[Entries with chart source code]
-- -- --

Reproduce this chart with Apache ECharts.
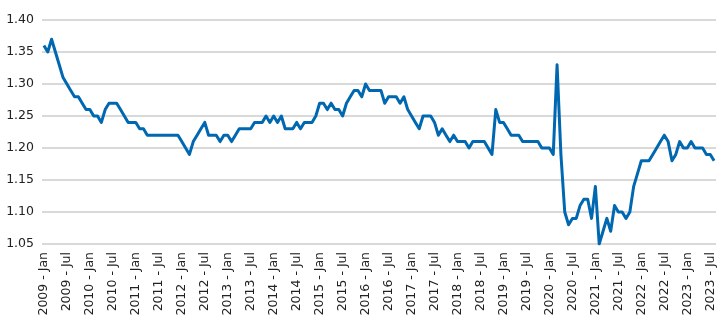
<!DOCTYPE html>
<html>
<head>
<meta charset="utf-8">
<script src="https://cdn.jsdelivr.net/npm/echarts@6/dist/echarts.min.js"></script>
<style>
html,body{margin:0;padding:0;background:#fff;}
#chart{width:727px;height:331px;}
</style>
</head>
<body>
<div id="chart"></div>
<script>
// Categories: monthly, 2009 - Jan to 2023 - Aug
var years = [2009,2010,2011,2012,2013,2014,2015,2016,2017,2018,2019,2020,2021,2022,2023];
var monthNames = ['Jan','Feb','Mar','Apr','May','Jun','Jul','Aug','Sep','Oct','Nov','Dec'];
var lastYearMonths = 8;
var categories = [];
years.forEach(function(y, yi){
  var n = (yi === years.length - 1) ? lastYearMonths : 12;
  for (var m = 0; m < n; m++) categories.push(y + ' - ' + monthNames[m]);
});

// Series values
var values2009 = [1.36,1.35,1.37,1.35,1.33,1.31,1.30,1.29,1.28,1.28,1.27,1.26];
var values2010 = [1.26,1.25,1.25,1.24,1.26,1.27,1.27,1.27,1.26,1.25,1.24,1.24];
var values2011 = [1.24,1.23,1.23,1.22,1.22,1.22,1.22,1.22,1.22,1.22,1.22,1.22];
var values2012 = [1.21,1.20,1.19,1.21,1.22,1.23,1.24,1.22,1.22,1.22,1.21,1.22];
var values2013 = [1.22,1.21,1.22,1.23,1.23,1.23,1.23,1.24,1.24,1.24,1.25,1.24];
var values2014 = [1.25,1.24,1.25,1.23,1.23,1.23,1.24,1.23,1.24,1.24,1.24,1.25];
var values2015 = [1.27,1.27,1.26,1.27,1.26,1.26,1.25,1.27,1.28,1.29,1.29,1.28];
var values2016 = [1.30,1.29,1.29,1.29,1.29,1.27,1.28,1.28,1.28,1.27,1.28,1.26];
var values2017 = [1.25,1.24,1.23,1.25,1.25,1.25,1.24,1.22,1.23,1.22,1.21,1.22];
var values2018 = [1.21,1.21,1.21,1.20,1.21,1.21,1.21,1.21,1.20,1.19,1.26,1.24];
var values2019 = [1.24,1.23,1.22,1.22,1.22,1.21,1.21,1.21,1.21,1.21,1.20,1.20];
var values2020 = [1.20,1.19,1.33,1.19,1.10,1.08,1.09,1.09,1.11,1.12,1.12,1.09];
var values2021 = [1.14,1.05,1.07,1.09,1.07,1.11,1.10,1.10,1.09,1.10,1.14,1.16];
var values2022 = [1.18,1.18,1.18,1.19,1.20,1.21,1.22,1.21,1.18,1.19,1.21,1.20];
var values2023 = [1.20,1.21,1.20,1.20,1.20,1.19,1.19,1.18];

var seriesValues = [].concat(values2009, values2010, values2011, values2012, values2013,
  values2014, values2015, values2016, values2017, values2018, values2019, values2020,
  values2021, values2022, values2023);

// Y axis ticks
var yMin = 1.05, yMax = 1.40, yStep = 0.05;

var chart = echarts.init(document.getElementById('chart'), null, {renderer: 'canvas'});
chart.setOption({
  animation: false,
  backgroundColor: '#ffffff',
  grid: {left: 42, right: 11, top: 20, bottom: 87, containLabel: false},
  xAxis: {
    type: 'category',
    data: categories,
    boundaryGap: true,
    axisLine: {show: false},
    axisTick: {show: false},
    axisLabel: {
      interval: 5,
      rotate: 90,
      margin: 8,
      fontFamily: 'DejaVu Sans',
      fontSize: 12.5,
      color: '#222222'
    },
    splitLine: {show: false}
  },
  yAxis: {
    type: 'value',
    min: yMin,
    max: yMax,
    interval: yStep,
    axisLine: {show: false},
    axisTick: {show: false},
    axisLabel: {
      margin: 8,
      fontFamily: 'DejaVu Sans',
      fontSize: 12.5,
      color: '#222222',
      formatter: function(v){ return v.toFixed(2); }
    },
    splitLine: {show: true, lineStyle: {color: '#d9d9d9', width: 2}}
  },
  series: [{
    type: 'line',
    data: seriesValues,
    showSymbol: false,
    symbol: 'none',
    lineStyle: {color: '#0067b1', width: 3, join: 'round'},
    itemStyle: {color: '#0067b1'}
  }]
});
</script>
</body>
</html>
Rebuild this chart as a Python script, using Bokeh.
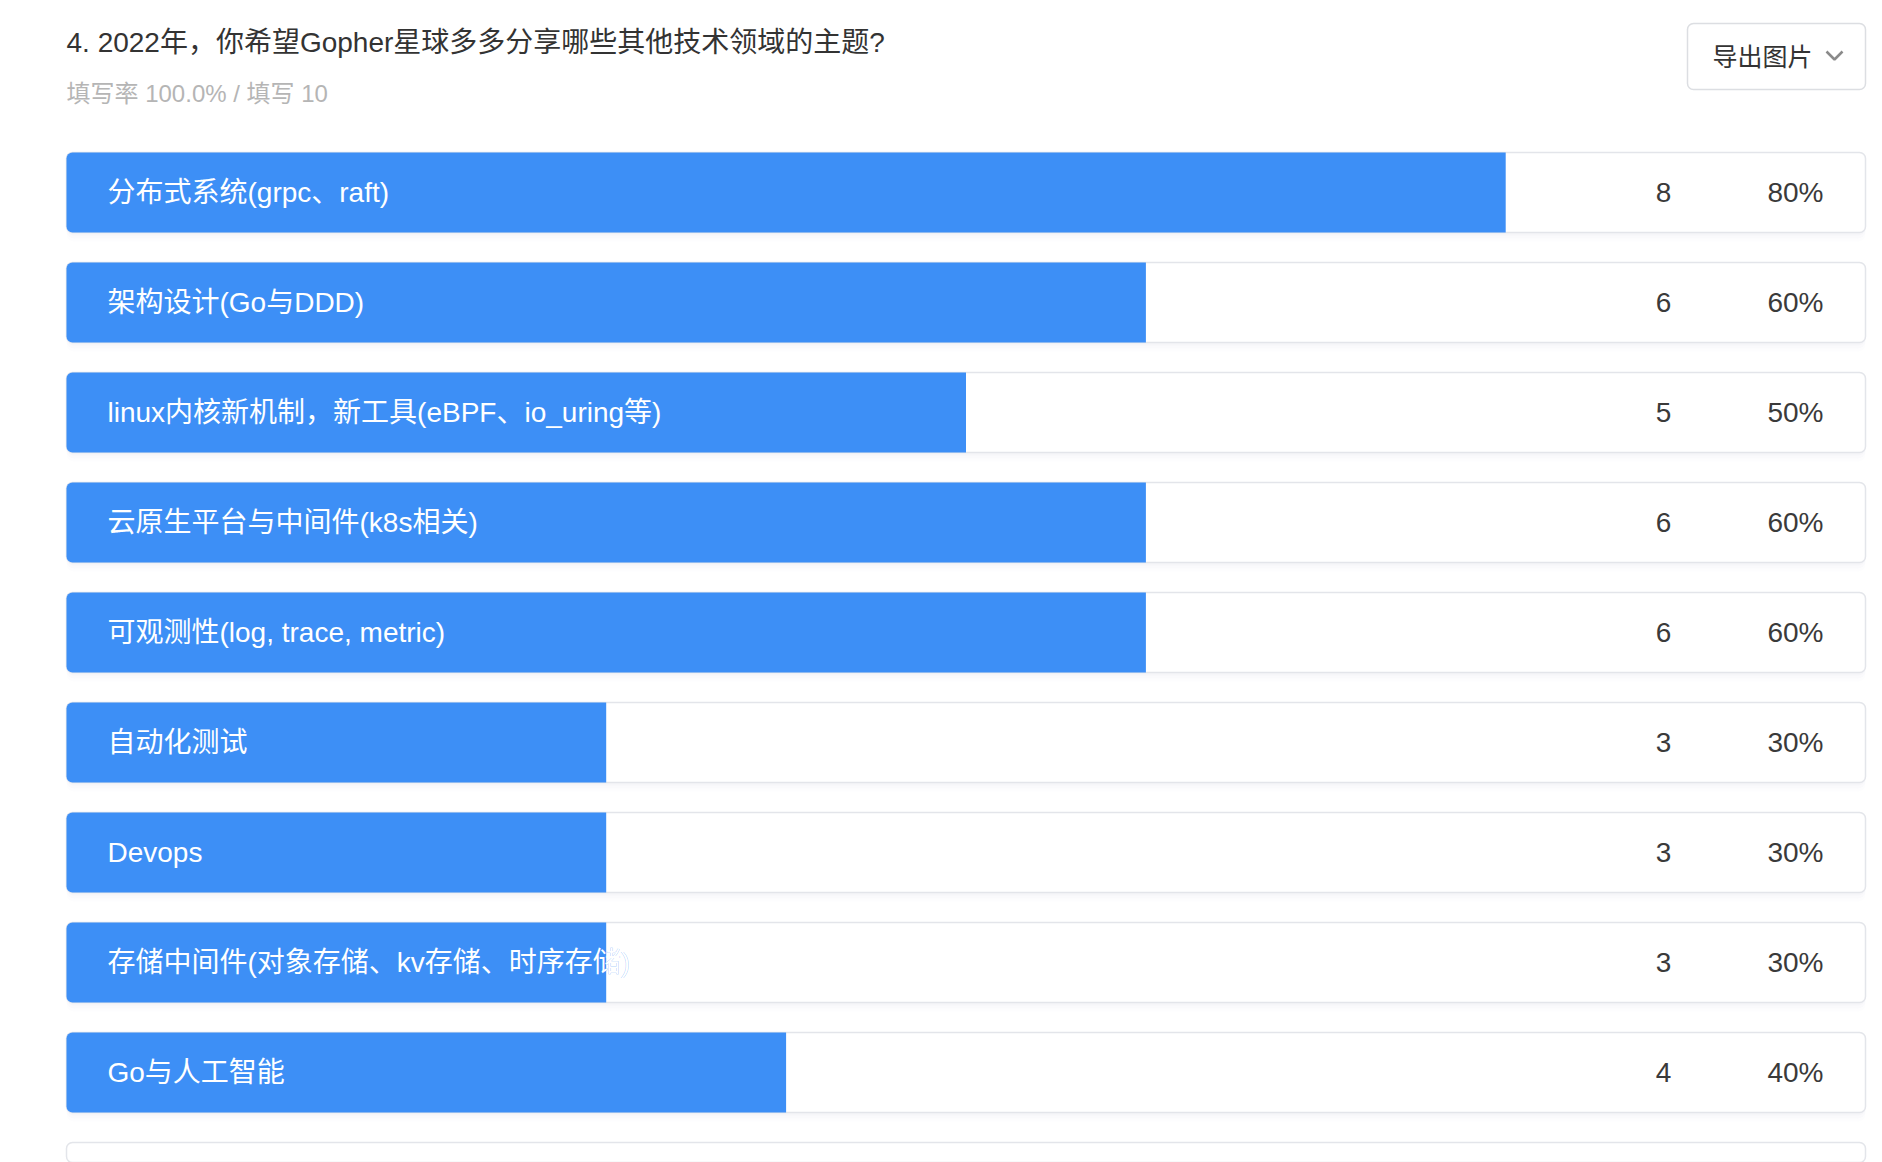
from bokeh.plotting import figure
from bokeh.models import Range1d, Label
from bokeh.core.properties import value
from bokeh.embed import file_html
from bokeh.resources import INLINE

# ---- data ----
labels = [
    "分布式系统(grpc、raft)",
    "架构设计(Go与DDD)",
    "linux内核新机制，新工具(eBPF、io_uring等)",
    "云原生平台与中间件(k8s相关)",
    "可观测性(log, trace, metric)",
    "自动化测试",
    "Devops",
    "存储中间件(对象存储、kv存储、时序存储)",
    "Go与人工智能",
]
counts = [8, 6, 5, 6, 6, 3, 3, 3, 4]
total = 10
title = "4. 2022年，你希望Gopher星球多多分享哪些其他技术领域的主题?"
subtitle = "填写率 100.0% / 填写 10"
button_text = "导出图片"

W, H = 1882, 1162
LEFT, BAR_W = 66, 1799        # bar area in pixels
ROW0, STEP, ROW_H = 192, 110, 80

FONT = "Liberation Sans, Noto Sans CJK SC"
BLUE = "#3D8FF6"

def px(x):
    return (x - LEFT) / BAR_W

def py(y):
    return (y - ROW0) / STEP

p = figure(width=W, height=H, output_backend="svg", toolbar_location=None,
           x_range=Range1d(px(0), px(W)), y_range=Range1d(py(H), py(0)),
           x_axis_type=None, y_axis_type=None, min_border=0,
           outline_line_color=None, background_fill_color="white",
           border_fill_color="white")
p.grid.visible = False

rows = list(range(len(labels)))
frame_rows = rows + [len(labels)]   # next (cut-off) question row frame
fracs = [c / total for c in counts]
pcts = [f"{round(c / total * 100)}%" for c in counts]
hgt = ROW_H / STEP

# soft shadows
for k, a in [(3, 0.025), (6, 0.018), (9, 0.01)]:
    p.hbar(y=[r + k / STEP for r in frame_rows], left=0, right=1, height=hgt,
           fill_color="#5a6a85", fill_alpha=a, line_color=None, border_radius=8)

# containers
p.hbar(y=frame_rows, left=0, right=1, height=hgt, fill_color="white",
       line_color="#E3E5EA", line_width=1.5, border_radius=6)

# label copy in blue (visible only where the text runs past the bar)
p.text(x=0, y=rows, text=labels, x_offset=41, text_baseline="middle",
       text_align="left", text_color=BLUE, text_font=value(FONT),
       text_font_size="28px")

# bars
p.hbar(y=rows, left=0, right=fracs, height=hgt, fill_color=BLUE,
       line_color=None, border_radius=(6, 0, 0, 6))

# labels
p.text(x=0, y=rows, text=labels, x_offset=41, text_baseline="middle",
       text_align="left", text_color="white", text_font=value(FONT),
       text_font_size="28px")

# counts and percents
p.text(x=1, y=rows, text=[str(c) for c in counts], x_offset=-202,
       text_baseline="middle", text_align="center", text_color="#3a3a3a",
       text_font=value(FONT), text_font_size="28px")
p.text(x=1, y=rows, text=pcts, x_offset=-42, text_baseline="middle",
       text_align="right", text_color="#3a3a3a", text_font=value(FONT),
       text_font_size="28px")

# title & subtitle
p.add_layout(Label(x=px(66), y=py(42), text=title, text_baseline="middle",
                   text_align="left", text_font=FONT, text_font_size="28px",
                   text_color="#333333"))
p.add_layout(Label(x=px(66), y=py(93), text=subtitle, text_baseline="middle",
                   text_align="left", text_font=FONT, text_font_size="24px",
                   text_color="#B5B5B5"))

# export button
bx0, bx1, by0, by1 = 1687, 1865, 23, 89
p.quad(left=[px(bx0)], right=[px(bx1)], top=[py(by0)], bottom=[py(by1)],
       fill_color="white", line_color="#DCDEE2", line_width=1.5, border_radius=6)
p.add_layout(Label(x=px(1712), y=py(56), text=button_text, text_baseline="middle",
                   text_align="left", text_font=FONT, text_font_size="25px",
                   text_color="#333333"))
p.line(x=[px(1826), px(1834), px(1842)], y=[py(51), py(59), py(51)],
       line_color="#8a8a8a", line_width=2.5)

open("out.html", "w").write(file_html(p, INLINE))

-- -- --

Without the pictures, give again only the lines beginning at the line that contains "Rebuild this chart" and stopping after the line that contains "p.grid.visible = False", exactly as written.

Rebuild this chart as a Python script, using Bokeh.
from bokeh.plotting import figure
from bokeh.models import Range1d, Label
from bokeh.core.properties import value
from bokeh.embed import file_html
from bokeh.resources import INLINE

# ---- data ----
labels = [
    "分布式系统(grpc、raft)",
    "架构设计(Go与DDD)",
    "linux内核新机制，新工具(eBPF、io_uring等)",
    "云原生平台与中间件(k8s相关)",
    "可观测性(log, trace, metric)",
    "自动化测试",
    "Devops",
    "存储中间件(对象存储、kv存储、时序存储)",
    "Go与人工智能",
]
counts = [8, 6, 5, 6, 6, 3, 3, 3, 4]
total = 10
title = "4. 2022年，你希望Gopher星球多多分享哪些其他技术领域的主题?"
subtitle = "填写率 100.0% / 填写 10"
button_text = "导出图片"

W, H = 1882, 1162
LEFT, BAR_W = 66, 1799        # bar area in pixels
ROW0, STEP, ROW_H = 192, 110, 80

FONT = "Liberation Sans, Noto Sans CJK SC"
BLUE = "#3D8FF6"

def px(x):
    return (x - LEFT) / BAR_W

def py(y):
    return (y - ROW0) / STEP

p = figure(width=W, height=H, output_backend="svg", toolbar_location=None,
           x_range=Range1d(px(0), px(W)), y_range=Range1d(py(H), py(0)),
           x_axis_type=None, y_axis_type=None, min_border=0,
           outline_line_color=None, background_fill_color="white",
           border_fill_color="white")
p.grid.visible = False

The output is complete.